Thoughts: While Funimation currently enjoys a mostly well-deserved reputation as one of the best in the business when it comes to anime dubs, this wasn’t always the case. In fact for a lot of their earlier years, they were despised much in the same vein as 4Kids for their work on the old Dragonball Z dub, and the numerous problems that came with it. However there was one dub that managed to help turn their reputation around, and that distinction belongs to Yu Yu Hakusho. Like the Dragonball Z dub of old, there’s a lot of liberties regarding its scripting and it’s distinctly snarkier and more potty-mouthed than its original Japanese counterpart, but unlike with Z, YuYu’s dub actually knew where to draw the line, and never veered too far off course from it’s source material, making for a sharp, energetic script that actually helped to make the show a bit more fun during some of the few slow parts of the series. Of course while the script is fun, the dub cast is even more so, and they’re a blast to watch. Justin Cook’s Yusuke served as one of the most memorable anime performances from my childhood and it one that was constantly filled with attitude as he delivered every bit of the character’s brash personality.

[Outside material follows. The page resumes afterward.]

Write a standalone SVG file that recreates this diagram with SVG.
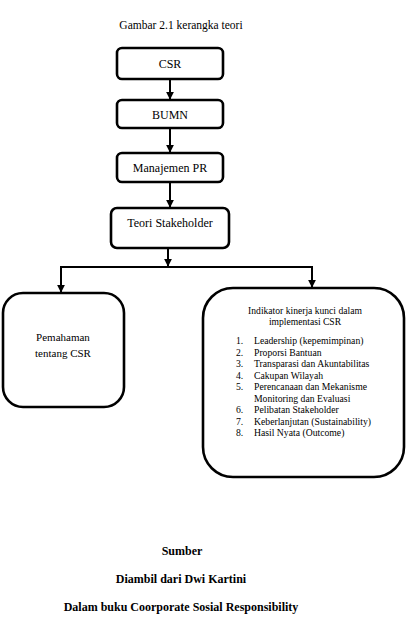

Equally memorable was Chris Sabat’s Kuwabara, and while the voice itself is admittedly pretty silly, his actually delivery is really strong, and he manages to make it work, even during the character’s more emotional moments.

The other members of the cast are all strong too, and many of the performances here served as introductions to some of my favorite actors, from minor ones like Ed Blaylock (Fairy Tail‘s Master Jose, One Piece‘s Sengoku  as one Yusuke’s sadistic teachers, to Robert McCollum’s (Psycho-Pass’s Kogami, Drifters‘s Nobunaga) chilling work as Sensui, the latter of which has gone down as one of my favorite villain performances in anime and turned the character himself into one of my favorites as well. While the series is regarded as something of a classic, it’s a shame that it isn’t as well remembered as Funi’s old Z dub because despite being from around the same time period, there’s really no comparison when it comes to their quality, and with how much went into this one, it’s easy to see how this was the one that helped to turn Funi from reviled to beloved.